Challenging State Subsidy of Child Evangelism Group
The Madison, Wis.-based Freedom From Religion Foundation, a national organization of freethinkers working to keep church and state separate, today filed a lawsuit in Dane County Court seeking to force the school district in Rio, Wis., to charge rent to the Child Evangelism Fellowship Group. The evangelism group, part of an international bible-based Christian ministry seeking to convert boys and girls, regularly holds religious meetings targeting elementary students on school property at the end of the school day. The school district also sends home flyers publicizing the after-school evangelism.
The lawsuit was filed in the circuit courtroom of Michael Nowakowski, Dane County, Wis., case no. 08CV1861.
A Foundation parent asked the national watchdog group to complain on his behalf more than a year ago. The Foundation and its attorneys have engaged in protracted and fruitless negotiations with the public school district over its failure to abide by constitutional dictates.

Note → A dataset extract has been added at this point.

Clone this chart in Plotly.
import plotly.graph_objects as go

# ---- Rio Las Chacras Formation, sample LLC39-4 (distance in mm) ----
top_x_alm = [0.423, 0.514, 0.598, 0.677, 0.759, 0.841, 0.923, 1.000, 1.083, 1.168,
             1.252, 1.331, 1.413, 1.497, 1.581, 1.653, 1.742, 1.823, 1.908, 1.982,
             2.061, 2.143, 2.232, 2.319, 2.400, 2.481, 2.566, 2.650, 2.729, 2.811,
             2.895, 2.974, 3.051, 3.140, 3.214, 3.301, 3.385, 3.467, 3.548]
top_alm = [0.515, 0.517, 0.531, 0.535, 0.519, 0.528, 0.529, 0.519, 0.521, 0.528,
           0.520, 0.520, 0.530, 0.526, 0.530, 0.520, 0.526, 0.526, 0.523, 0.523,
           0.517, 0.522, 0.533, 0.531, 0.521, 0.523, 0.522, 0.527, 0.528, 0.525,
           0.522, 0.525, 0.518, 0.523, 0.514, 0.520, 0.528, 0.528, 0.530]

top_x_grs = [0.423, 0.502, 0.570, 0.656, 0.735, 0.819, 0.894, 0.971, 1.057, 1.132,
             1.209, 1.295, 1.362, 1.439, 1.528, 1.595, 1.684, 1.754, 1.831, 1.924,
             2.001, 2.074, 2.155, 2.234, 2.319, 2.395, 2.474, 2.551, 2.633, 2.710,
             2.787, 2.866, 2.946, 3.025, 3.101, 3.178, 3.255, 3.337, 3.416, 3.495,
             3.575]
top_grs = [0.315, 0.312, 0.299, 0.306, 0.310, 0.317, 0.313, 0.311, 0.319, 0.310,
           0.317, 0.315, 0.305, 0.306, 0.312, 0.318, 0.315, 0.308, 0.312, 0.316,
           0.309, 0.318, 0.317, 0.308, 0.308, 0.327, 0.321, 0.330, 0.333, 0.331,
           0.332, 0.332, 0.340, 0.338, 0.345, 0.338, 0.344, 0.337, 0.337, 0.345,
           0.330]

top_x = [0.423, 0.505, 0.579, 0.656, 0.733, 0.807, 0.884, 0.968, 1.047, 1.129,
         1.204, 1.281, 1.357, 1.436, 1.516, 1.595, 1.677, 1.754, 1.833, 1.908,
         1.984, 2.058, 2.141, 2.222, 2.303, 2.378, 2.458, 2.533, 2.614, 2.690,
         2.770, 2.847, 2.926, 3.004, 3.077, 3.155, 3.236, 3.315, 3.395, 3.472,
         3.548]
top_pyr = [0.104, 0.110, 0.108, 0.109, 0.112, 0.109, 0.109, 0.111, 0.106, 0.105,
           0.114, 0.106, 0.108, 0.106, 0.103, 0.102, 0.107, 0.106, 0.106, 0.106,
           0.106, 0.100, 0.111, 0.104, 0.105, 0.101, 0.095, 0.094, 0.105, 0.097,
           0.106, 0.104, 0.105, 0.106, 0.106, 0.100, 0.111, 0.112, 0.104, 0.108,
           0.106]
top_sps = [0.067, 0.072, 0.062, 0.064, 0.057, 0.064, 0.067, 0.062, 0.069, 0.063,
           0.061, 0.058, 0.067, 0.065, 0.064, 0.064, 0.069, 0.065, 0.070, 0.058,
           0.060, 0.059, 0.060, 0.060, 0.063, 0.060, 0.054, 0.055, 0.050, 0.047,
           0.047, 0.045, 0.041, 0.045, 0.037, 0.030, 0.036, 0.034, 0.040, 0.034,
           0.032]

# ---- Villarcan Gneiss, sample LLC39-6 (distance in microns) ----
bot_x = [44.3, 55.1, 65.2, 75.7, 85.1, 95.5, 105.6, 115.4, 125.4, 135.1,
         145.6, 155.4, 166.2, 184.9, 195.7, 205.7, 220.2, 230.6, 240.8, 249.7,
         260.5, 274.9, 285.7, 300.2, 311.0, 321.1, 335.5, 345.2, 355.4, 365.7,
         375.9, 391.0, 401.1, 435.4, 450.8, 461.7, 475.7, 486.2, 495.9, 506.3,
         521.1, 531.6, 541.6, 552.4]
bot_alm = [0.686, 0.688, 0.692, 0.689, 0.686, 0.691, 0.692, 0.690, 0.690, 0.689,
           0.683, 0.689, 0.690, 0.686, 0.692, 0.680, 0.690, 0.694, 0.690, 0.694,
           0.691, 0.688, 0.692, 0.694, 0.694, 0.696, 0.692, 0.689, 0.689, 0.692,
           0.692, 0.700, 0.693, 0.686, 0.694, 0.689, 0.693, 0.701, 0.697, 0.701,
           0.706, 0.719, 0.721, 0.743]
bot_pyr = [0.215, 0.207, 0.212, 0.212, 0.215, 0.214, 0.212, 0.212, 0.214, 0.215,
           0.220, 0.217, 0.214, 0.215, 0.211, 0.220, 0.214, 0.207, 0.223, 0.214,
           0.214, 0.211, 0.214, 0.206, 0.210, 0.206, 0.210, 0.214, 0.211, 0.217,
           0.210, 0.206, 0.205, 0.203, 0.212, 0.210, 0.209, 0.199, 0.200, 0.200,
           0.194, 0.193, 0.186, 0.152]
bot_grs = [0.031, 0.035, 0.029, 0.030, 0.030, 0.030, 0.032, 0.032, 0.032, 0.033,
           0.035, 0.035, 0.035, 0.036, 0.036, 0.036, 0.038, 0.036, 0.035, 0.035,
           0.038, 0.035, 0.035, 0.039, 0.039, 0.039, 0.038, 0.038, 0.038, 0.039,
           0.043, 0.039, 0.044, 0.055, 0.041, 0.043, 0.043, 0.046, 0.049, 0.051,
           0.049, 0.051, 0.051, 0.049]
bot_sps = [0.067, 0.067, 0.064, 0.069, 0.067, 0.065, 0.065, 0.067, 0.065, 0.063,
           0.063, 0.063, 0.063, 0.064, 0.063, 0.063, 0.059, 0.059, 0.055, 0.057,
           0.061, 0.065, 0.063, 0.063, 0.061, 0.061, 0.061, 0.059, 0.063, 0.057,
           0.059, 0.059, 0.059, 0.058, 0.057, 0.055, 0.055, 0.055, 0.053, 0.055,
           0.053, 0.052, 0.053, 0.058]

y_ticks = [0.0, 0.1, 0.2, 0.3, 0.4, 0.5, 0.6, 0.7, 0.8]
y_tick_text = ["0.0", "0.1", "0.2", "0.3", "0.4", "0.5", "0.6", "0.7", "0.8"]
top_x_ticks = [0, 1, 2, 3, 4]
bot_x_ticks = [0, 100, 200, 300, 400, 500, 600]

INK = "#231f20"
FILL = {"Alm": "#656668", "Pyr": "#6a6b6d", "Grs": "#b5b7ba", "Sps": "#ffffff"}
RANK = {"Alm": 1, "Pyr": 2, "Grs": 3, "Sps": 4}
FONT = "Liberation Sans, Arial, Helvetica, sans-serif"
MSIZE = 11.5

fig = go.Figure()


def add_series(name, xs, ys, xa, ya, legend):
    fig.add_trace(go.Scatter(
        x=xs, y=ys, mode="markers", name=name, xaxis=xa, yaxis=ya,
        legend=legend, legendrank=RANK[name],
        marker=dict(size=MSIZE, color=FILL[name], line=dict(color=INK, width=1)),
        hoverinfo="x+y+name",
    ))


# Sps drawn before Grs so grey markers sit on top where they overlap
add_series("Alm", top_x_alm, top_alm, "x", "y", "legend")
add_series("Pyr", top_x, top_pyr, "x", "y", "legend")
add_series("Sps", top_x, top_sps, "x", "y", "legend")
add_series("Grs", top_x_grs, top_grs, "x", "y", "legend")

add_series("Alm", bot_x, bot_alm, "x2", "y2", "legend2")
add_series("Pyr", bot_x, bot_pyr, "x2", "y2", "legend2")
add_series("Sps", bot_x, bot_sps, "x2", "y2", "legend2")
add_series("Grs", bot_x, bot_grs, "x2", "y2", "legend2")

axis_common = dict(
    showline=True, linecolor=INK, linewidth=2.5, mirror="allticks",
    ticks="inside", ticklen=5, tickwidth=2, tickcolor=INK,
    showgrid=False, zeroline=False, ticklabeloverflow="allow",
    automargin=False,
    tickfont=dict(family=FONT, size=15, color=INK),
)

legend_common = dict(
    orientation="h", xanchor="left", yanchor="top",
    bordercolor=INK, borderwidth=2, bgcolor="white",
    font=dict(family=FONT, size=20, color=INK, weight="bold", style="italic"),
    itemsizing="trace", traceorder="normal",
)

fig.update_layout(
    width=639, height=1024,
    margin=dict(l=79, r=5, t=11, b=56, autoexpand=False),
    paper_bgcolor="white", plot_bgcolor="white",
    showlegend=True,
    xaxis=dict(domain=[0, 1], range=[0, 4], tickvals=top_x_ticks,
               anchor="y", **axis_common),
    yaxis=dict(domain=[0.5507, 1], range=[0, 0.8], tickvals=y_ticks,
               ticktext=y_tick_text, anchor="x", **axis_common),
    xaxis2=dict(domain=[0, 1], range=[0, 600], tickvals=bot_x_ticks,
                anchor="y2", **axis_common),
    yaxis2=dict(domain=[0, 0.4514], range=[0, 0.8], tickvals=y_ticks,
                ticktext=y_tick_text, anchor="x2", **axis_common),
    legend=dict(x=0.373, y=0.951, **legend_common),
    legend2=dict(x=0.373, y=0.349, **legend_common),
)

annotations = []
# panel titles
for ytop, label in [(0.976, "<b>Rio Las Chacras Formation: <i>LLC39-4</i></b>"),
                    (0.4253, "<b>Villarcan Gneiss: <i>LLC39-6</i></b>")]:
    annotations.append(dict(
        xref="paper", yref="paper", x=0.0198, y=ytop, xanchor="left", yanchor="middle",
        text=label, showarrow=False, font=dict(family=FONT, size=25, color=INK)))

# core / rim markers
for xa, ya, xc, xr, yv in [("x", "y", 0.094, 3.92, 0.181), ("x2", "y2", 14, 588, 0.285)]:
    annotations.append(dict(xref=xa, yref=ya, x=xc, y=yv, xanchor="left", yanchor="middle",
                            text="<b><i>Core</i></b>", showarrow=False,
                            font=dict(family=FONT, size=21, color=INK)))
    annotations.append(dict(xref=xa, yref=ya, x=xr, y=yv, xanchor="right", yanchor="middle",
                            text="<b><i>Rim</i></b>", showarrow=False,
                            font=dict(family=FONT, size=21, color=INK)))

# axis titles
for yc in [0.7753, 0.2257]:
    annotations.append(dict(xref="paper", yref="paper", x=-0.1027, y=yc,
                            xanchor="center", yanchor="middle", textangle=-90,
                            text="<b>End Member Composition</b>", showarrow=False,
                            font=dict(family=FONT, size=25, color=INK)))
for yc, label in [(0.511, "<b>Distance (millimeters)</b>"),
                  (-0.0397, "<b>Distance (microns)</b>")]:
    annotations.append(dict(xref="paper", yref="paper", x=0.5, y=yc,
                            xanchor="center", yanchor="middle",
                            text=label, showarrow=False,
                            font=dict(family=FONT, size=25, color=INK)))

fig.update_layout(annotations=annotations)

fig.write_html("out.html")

Art. 1, Sect. 18 of the Wisconsin State Constitution, prohibits the appropriation of any money from the state treasury for the benefit of religious organizations. The section was amended in the early 1970s to allow public school buildings to be used by religious organizations during non-school hours, upon payment of "reasonable compensation."
The Foundation, along with taxpayer plaintiffs Dan Barker and Annie Laurie Gaylor, Foundation co-presidents and Wisconsin residents, names as defendants Elizabeth Burmaster, State Superintendent of Public Instruction (DPI), and Mark McGuire, district administrator of the Rio Community School District.

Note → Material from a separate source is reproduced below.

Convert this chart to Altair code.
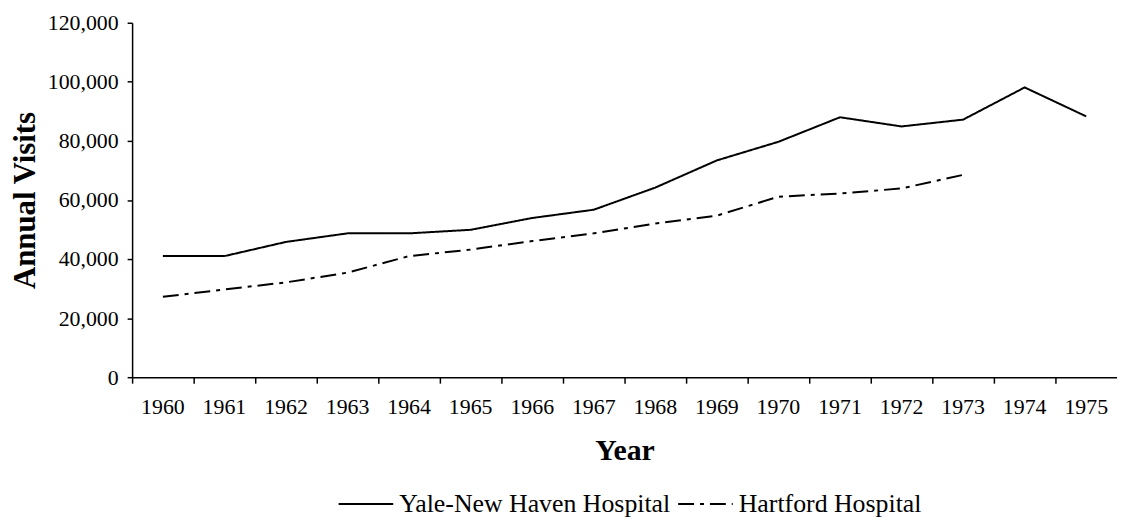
import altair as alt
import pandas as pd

years = list(range(1960, 1976))
yale_visits = [41000, 41000, 45800, 48700, 48700, 49900, 53900, 56700,
               64200, 73400, 79700, 88000, 84900, 87200, 98100, 88300]
hartford_years = list(range(1960, 1974))
hartford_visits = [27200, 29700, 32100, 35400, 41000, 43200, 46100,
                   48700, 52000, 54700, 61100, 62200, 63900, 68500]
series_names = ["Yale-New Haven Hospital", "Hartford Hospital"]
y_ticks = [0, 20000, 40000, 60000, 80000, 100000, 120000]

rows = []
for yr, v in zip(years, yale_visits):
    rows.append({"Year": yr, "Visits": v, "Series": series_names[0]})
for yr, v in zip(hartford_years, hartford_visits):
    rows.append({"Year": yr, "Visits": v, "Series": series_names[1]})
df = pd.DataFrame(rows)

FONT = "Liberation Serif"

chart = (
    alt.Chart(df)
    .mark_line(strokeWidth=2, color="black", strokeCap="butt")
    .encode(
        x=alt.X(
            "Year:O",
            scale=alt.Scale(type="band", paddingInner=0, paddingOuter=0),
            axis=alt.Axis(
                title="Year",
                labelAngle=0,
                bandPosition=0,
                tickSize=6,
                labelPadding=14,
                titlePadding=18,
                titleFontSize=30,
            ),
        ),
        y=alt.Y(
            "Visits:Q",
            scale=alt.Scale(domain=[0, 120000], nice=False),
            axis=alt.Axis(
                title="Annual Visits",
                values=y_ticks,
                format=",.0f",
                tickSize=5,
                labelPadding=9,
                titlePadding=6,
                titleFontSize=31,
            ),
        ),
        strokeDash=alt.StrokeDash(
            "Series:N",
            scale=alt.Scale(domain=series_names, range=[[1, 0], [16, 6, 4, 6]]),
            legend=alt.Legend(
                title=None,
                orient="none",
                legendX=207,
                legendY=456,
                direction="horizontal",
                symbolType="stroke",
                symbolSize=3025,
                symbolStrokeWidth=2,
                symbolStrokeColor="black",
                labelFont=FONT,
                labelFontSize=26,
                labelColor="black",
                columnPadding=3,
                labelOffset=5,
                padding=0,
                labelLimit=0,
            ),
        ),
        detail="Series:N",
    )
    .properties(
        width=992,
        height=357,
        autosize=alt.AutoSizeParams(type="none"),
        padding={"left": 125, "top": 13, "right": 0, "bottom": 145},
    )
    .configure_view(stroke=None)
    .configure_axis(
        grid=False,
        domainColor="black",
        domainWidth=1.5,
        tickColor="black",
        tickWidth=1.5,
        labelColor="black",
        labelFont=FONT,
        labelFontSize=22,
        titleFont=FONT,
        titleFontWeight="bold",
        titleColor="black",
    )
)

chart.save("out.html", embed_options={"renderer": "svg", "actions": False})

The legal Complaint alleges that money drawn from the Wisconsin state treasury and distributed by the DPI is being used unlawfully by local school districts for the benefit of religious organizations. The Complaint notes that the Rio Community School District "insists that it will not charge reasonable compensation . . . despite the challenging economic circumstances facing the District."
The Foundation Complaint points out that the distribution of religious literature directed to "children as young as 5 years old" is also being done with state appropriations. The distribution "requires the time and resources of paid school personal, who are trying to satisfy academic requirements with already limited resources."

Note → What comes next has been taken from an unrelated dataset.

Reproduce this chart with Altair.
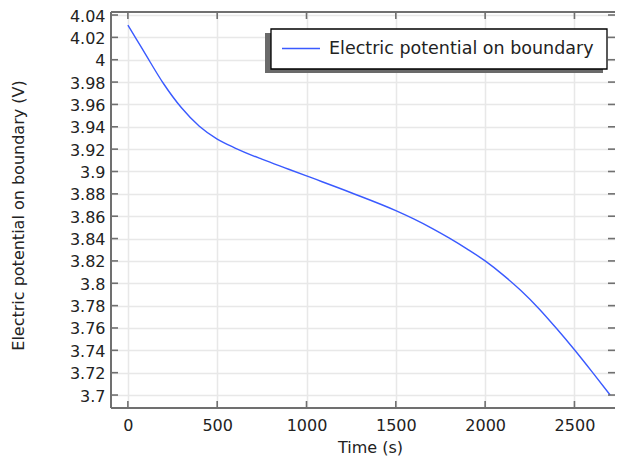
import altair as alt
import pandas as pd

# ---- data ----
time_s = [0, 50, 100, 200, 300, 400, 500, 600, 750, 900, 1000, 1250, 1500,
          1600, 1700, 1800, 1900, 2000, 2100, 2200, 2300, 2400, 2500, 2600,
          2700]
potential_v = [4.031, 4.0178, 4.0045, 3.9785, 3.957, 3.9405, 3.929, 3.921,
               3.911, 3.902, 3.896, 3.881, 3.865, 3.8576, 3.8494, 3.8404,
               3.8306, 3.820, 3.8075, 3.7935, 3.7775, 3.7595, 3.7405, 3.7205,
               3.700]
x_ticks = [0, 500, 1000, 1500, 2000, 2500]
y_ticks = [3.70, 3.72, 3.74, 3.76, 3.78, 3.80, 3.82, 3.84, 3.86, 3.88, 3.90,
           3.92, 3.94, 3.96, 3.98, 4.00, 4.02, 4.04]
series_name = "Electric potential on boundary"
x_title = "Time (s)"
y_title = "Electric potential on boundary (V)"

# ---- layout / style ----
W, H = 504, 396
X_DOMAIN = [-94.5, 2727]
Y_DOMAIN = [3.6884, 4.0427]
FONT = "DejaVu Sans"
FRAME = "#707070"
GRID = "#e8e8e8"
LINE = "#3a5aff"
TXT = "#222222"
TICK_LEN = 7

df = pd.DataFrame({"t": time_s, "v": potential_v})
xt = pd.DataFrame({"t": x_ticks})
yt = pd.DataFrame({"v": y_ticks})
leg = pd.DataFrame({"label": [series_name]})

xscale = alt.Scale(domain=X_DOMAIN, nice=False, zero=False)
yscale = alt.Scale(domain=Y_DOMAIN, nice=False, zero=False)

x_axis = alt.Axis(values=x_ticks, format="d", grid=True, gridColor=GRID,
                  gridWidth=1.5, domain=False, ticks=False, tickSize=0,
                  labelOverlap=False, labelFlush=False,
                  labelPadding=9, labelFontSize=16, labelFont=FONT,
                  labelColor=TXT, title=x_title, titleFont=FONT,
                  titleFontSize=16, titleFontWeight="normal", titleColor=TXT,
                  titleX=259, titleY=39, titleBaseline="middle")
y_axis = alt.Axis(values=y_ticks, format=".3~g", grid=True, gridColor=GRID,
                  gridWidth=1.5, domain=False, ticks=False, tickSize=0,
                  labelOverlap=False, labelFlush=False, labelOffset=1,
                  labelPadding=6, labelFontSize=16, labelFont=FONT,
                  labelColor=TXT, title=y_title, titleFont=FONT,
                  titleFontSize=16, titleFontWeight="normal", titleColor=TXT,
                  titleX=-93, titleY=203, titleBaseline="middle")


def X():
    return alt.X("t:Q", scale=xscale, axis=x_axis, title=x_title)


def Y():
    return alt.Y("v:Q", scale=yscale, axis=y_axis, title=y_title)


line = alt.Chart(df).mark_line(color=LINE, strokeWidth=1.4,
                               interpolate="monotone").encode(x=X(), y=Y())

tick_style = dict(color=FRAME, strokeWidth=1.6)
left_ticks = alt.Chart(yt).mark_rule(**tick_style).encode(
    y=Y(), x=alt.value(0), x2=alt.value(TICK_LEN))
right_ticks = alt.Chart(yt).mark_rule(**tick_style).encode(
    y=Y(), x=alt.value(W - TICK_LEN), x2=alt.value(W))
bottom_ticks = alt.Chart(xt).mark_rule(**tick_style).encode(
    x=X(), y=alt.value(H - TICK_LEN), y2=alt.value(H))
top_ticks = alt.Chart(xt).mark_rule(**tick_style).encode(
    x=X(), y=alt.value(0), y2=alt.value(TICK_LEN))

# frame (left, top, bottom; the right edge lies outside the picture)
frame_style = dict(color=FRAME, strokeWidth=2)
frame_left = alt.Chart(leg).mark_rule(**frame_style).encode(
    x=alt.value(0), y=alt.value(0), y2=alt.value(H))
frame_top = alt.Chart(leg).mark_rule(**frame_style).encode(
    x=alt.value(0), x2=alt.value(W), y=alt.value(0))
frame_bottom = alt.Chart(leg).mark_rule(**frame_style).encode(
    x=alt.value(0), x2=alt.value(W), y=alt.value(H))

# legend box (drawn)
leg_shadow = alt.Chart(leg).mark_rect(color="#6a6a6a").encode(
    x=alt.value(154), x2=alt.value(492), y=alt.value(21), y2=alt.value(61))
leg_box = alt.Chart(leg).mark_rect(fill="white", stroke="black",
                                   strokeWidth=1.3).encode(
    x=alt.value(160), x2=alt.value(496), y=alt.value(17), y2=alt.value(57))
leg_line = alt.Chart(leg).mark_rule(color=LINE, strokeWidth=1.6).encode(
    x=alt.value(171), x2=alt.value(209), y=alt.value(36.5))
leg_text = alt.Chart(leg).mark_text(align="left", baseline="middle",
                                    font=FONT, fontSize=17.5, color=TXT).encode(
    x=alt.value(218), y=alt.value(37), text="label:N")

chart = alt.layer(
    line, left_ticks, right_ticks, bottom_ticks, top_ticks,
    frame_left, frame_top, frame_bottom,
    leg_shadow, leg_box, leg_line, leg_text,
).properties(
    width=W, height=H,
    autosize=alt.AutoSizeParams(type="none"),
    padding={"left": 103, "top": 4, "right": 0, "bottom": 50},
).configure_view(
    stroke=None
).configure(background="white")

chart.save("out.html", embed_options={"renderer": "svg", "actions": False})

"School-sponsored distributions of religious material carry the stamp of official endorsement and they constitute a benefit to religious organizations, which rely on school districts to freely promote their activities," wrote attorney Rich Bolton in the complaint.
The lawsuit seeks a judgment declaring that the appropriations by the DPI are being used unconstitutionally, and for an order enjoining the defendants from continuing to disburse or use such appropriations in violation of the Wisconsin Constitution. The Foundation also seeks an order requiring the defendants to establish rules, standard and oversight to ensure that future appropriations are not made or used to support religious organizations in violation of the Wisconsin Constitution.